A day later, you’re sitting at your kitchen table and notice that you can’t see out the bay window for the mountain of snow in front of it. You step outside and catch new neighbor shoveling snow as fast as she can…and she’s heaving the white stuff into your small front yard. You’re stunned beyond belief. Why would she do that? You struggle to understand her actions, which are not only rude, but unconscionable. You would have never done that to her…not to anyone. Who is this woman? Who is she, indeed? You thought you knew her.
This example is similar to writing a new character—we don’t always know a character well enough when we begin writing, and even if we do think we’ve ‘pegged’ them at the start, new, interesting facts can develop. Some facts might be downright distasteful or wonderfully surprising and both can be helpful to the story.
As a writer, I strive to honor each of my characters and their story with my undivided time, attention, and patience. My goal is to create well-fleshed out, complex characters, but I can’t do that if I accept what is first apparent about a character. If I don’t dig deeper into the who, why, how, where, and backstory, of a character, the story will seem flat and uninteresting.
I dig deeper by creating mini bios for each main character, including where they were born, who raised them, a bit about their childhood, and their personalities traits. I write a detailed physical description of each character, and since I’m a visual person, I often find photographs to accompany the descriptions from magazines and the Internet. I find unique mannerisms, dislikes and likes: what makes them tick, and I jot down their strengths and weaknesses as that helps with natural dialogue, inner conflicts, and the resolutions, if any.
This technique works for me, in addition to walking side by side and getting to know my characters while writing a few chapters to get comfortable. I don’t rush this process. After that, I’m ready to tell their story from their unique perspective, which I can’t know about without actually writing.
You may have a different technique for creating interesting, memorable characters, and in that case, vive la différence!
Happy writing to you!
Puerto Rican novelist, Eleanor Parker Sapia, was raised in the United States, Puerto Rico, and Europe. Eleanor’s careers as an artist, counselor, alternative health practitioner, Spanish language family support worker, and a refugee case worker, inspire her stories.

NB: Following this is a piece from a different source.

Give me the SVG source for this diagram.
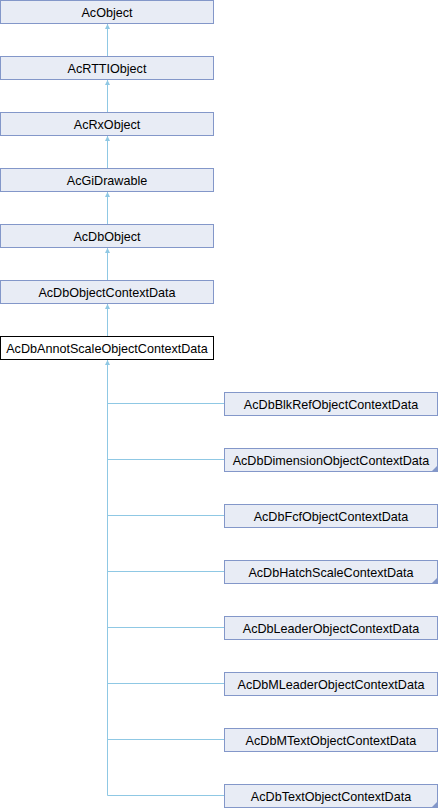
<svg xmlns="http://www.w3.org/2000/svg" width="438" height="808" viewBox="0 0 438 808">
<defs>
<style>
.n rect{fill:#E8ECF5;stroke:#8397C9;stroke-width:1}
.n.cur rect{fill:#FFFFFF;stroke:#000000}
.n text{font-family:"Liberation Sans",Arial,sans-serif;font-size:12.6px;fill:#000;text-anchor:middle}
.e{stroke:#8FC8E4;stroke-width:1;fill:none}
.c{fill:#8397C9}
</style>
<marker id="ah" viewBox="0 0 10 10" refX="10" refY="5" markerWidth="5" markerHeight="6" orient="auto" markerUnits="userSpaceOnUse"><path d="M0,0 L10,5 L0,10 z" fill="#8FC8E4"/></marker>
</defs>
<rect width="438" height="808" fill="#fff"/>
<g id="edges">
<path class="e" d="M107.5,56 V24" marker-end="url(#ah)"/>
<path class="e" d="M107.5,112 V80" marker-end="url(#ah)"/>
<path class="e" d="M107.5,168 V136" marker-end="url(#ah)"/>
<path class="e" d="M107.5,224 V192" marker-end="url(#ah)"/>
<path class="e" d="M107.5,280 V248" marker-end="url(#ah)"/>
<path class="e" d="M107.5,336 V304" marker-end="url(#ah)"/>
<path class="e" d="M107.5,795.5 V360" marker-end="url(#ah)"/>
<path class="e" d="M107.5,403.5 H224"/>
<path class="e" d="M107.5,459.5 H224"/>
<path class="e" d="M107.5,515.5 H224"/>
<path class="e" d="M107.5,571.5 H224"/>
<path class="e" d="M107.5,627.5 H224"/>
<path class="e" d="M107.5,683.5 H224"/>
<path class="e" d="M107.5,739.5 H224"/>
<path class="e" d="M107.5,795.5 H224"/>
</g>
<g id="AcObject" class="n"><rect x="0.5" y="0.5" width="213" height="23"/><text x="107" y="16.5">AcObject</text></g>
<g id="AcRTTIObject" class="n"><rect x="0.5" y="56.5" width="213" height="23"/><text x="107" y="72.5">AcRTTIObject</text></g>
<g id="AcRxObject" class="n"><rect x="0.5" y="112.5" width="213" height="23"/><text x="107" y="128.5">AcRxObject</text></g>
<g id="AcGiDrawable" class="n"><rect x="0.5" y="168.5" width="213" height="23"/><text x="107" y="184.5">AcGiDrawable</text></g>
<g id="AcDbObject" class="n"><rect x="0.5" y="224.5" width="213" height="23"/><text x="107" y="240.5">AcDbObject</text></g>
<g id="AcDbObjectContextData" class="n"><rect x="0.5" y="280.5" width="213" height="23"/><text x="107" y="296.5">AcDbObjectContextData</text></g>
<g id="AcDbAnnotScaleObjectContextData" class="n cur"><rect x="0.5" y="336.5" width="213" height="23"/><text x="107" y="352.5">AcDbAnnotScaleObjectContextData</text></g>
<g id="AcDbBlkRefObjectContextData" class="n"><rect x="224.5" y="392.5" width="213" height="23"/><text x="331" y="408.5">AcDbBlkRefObjectContextData</text></g>
<g id="AcDbDimensionObjectContextData" class="n"><rect x="224.5" y="448.5" width="213" height="23"/><text x="331" y="464.5">AcDbDimensionObjectContextData</text><path class="c" d="M437,466 V471 H432 z"/></g>
<g id="AcDbFcfObjectContextData" class="n"><rect x="224.5" y="504.5" width="213" height="23"/><text x="331" y="520.5">AcDbFcfObjectContextData</text></g>
<g id="AcDbHatchScaleContextData" class="n"><rect x="224.5" y="560.5" width="213" height="23"/><text x="331" y="576.5">AcDbHatchScaleContextData</text><path class="c" d="M437,578 V583 H432 z"/></g>
<g id="AcDbLeaderObjectContextData" class="n"><rect x="224.5" y="616.5" width="213" height="23"/><text x="331" y="632.5">AcDbLeaderObjectContextData</text></g>
<g id="AcDbMLeaderObjectContextData" class="n"><rect x="224.5" y="672.5" width="213" height="23"/><text x="331" y="688.5">AcDbMLeaderObjectContextData</text></g>
<g id="AcDbMTextObjectContextData" class="n"><rect x="224.5" y="728.5" width="213" height="23"/><text x="331" y="744.5">AcDbMTextObjectContextData</text></g>
<g id="AcDbTextObjectContextData" class="n"><rect x="224.5" y="784.5" width="213" height="23"/><text x="331" y="800.5">AcDbTextObjectContextData</text><path class="c" d="M437,802 V807 H432 z"/></g>
</svg>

‘A Decent Woman‘, Eleanor’s debut novel, set in turn of the nineteenth century Puerto Rico, was selected as 2015 July Book of the Month for Las Comadres & Friends National Latino Book Club, and is listed in Centro Voices, The Center of Puerto Rican Studies, ‘Essential Boricua Reading for the 2015 Holiday Season’. Eleanor is featured in the anthology, ‘Latina Authors and Their Muses’, edited by Mayra Calvani, and in the soon-to-be released anthology, Organic Coffee, Haphazardly Literary Society, edited by Allie Burke. Eleanor is a proud member of Las Comadres Para Las Americas, PEN America, The National Association of Professional Women, and the Historical Novel Society. She is a contributing writer at Organic Coffee, Haphazardly Literary Society. When not writing, she loves facilitating creativity groups, reads, and tells herself she is making plans to walk El Camino de Santiago de Compostela a second time.
Eleanor adores her two adult children and currently lives in West Virginia, where she is writing her second novel, ‘The Lament of Sister Maria Immaculata’, and a collection of short stories.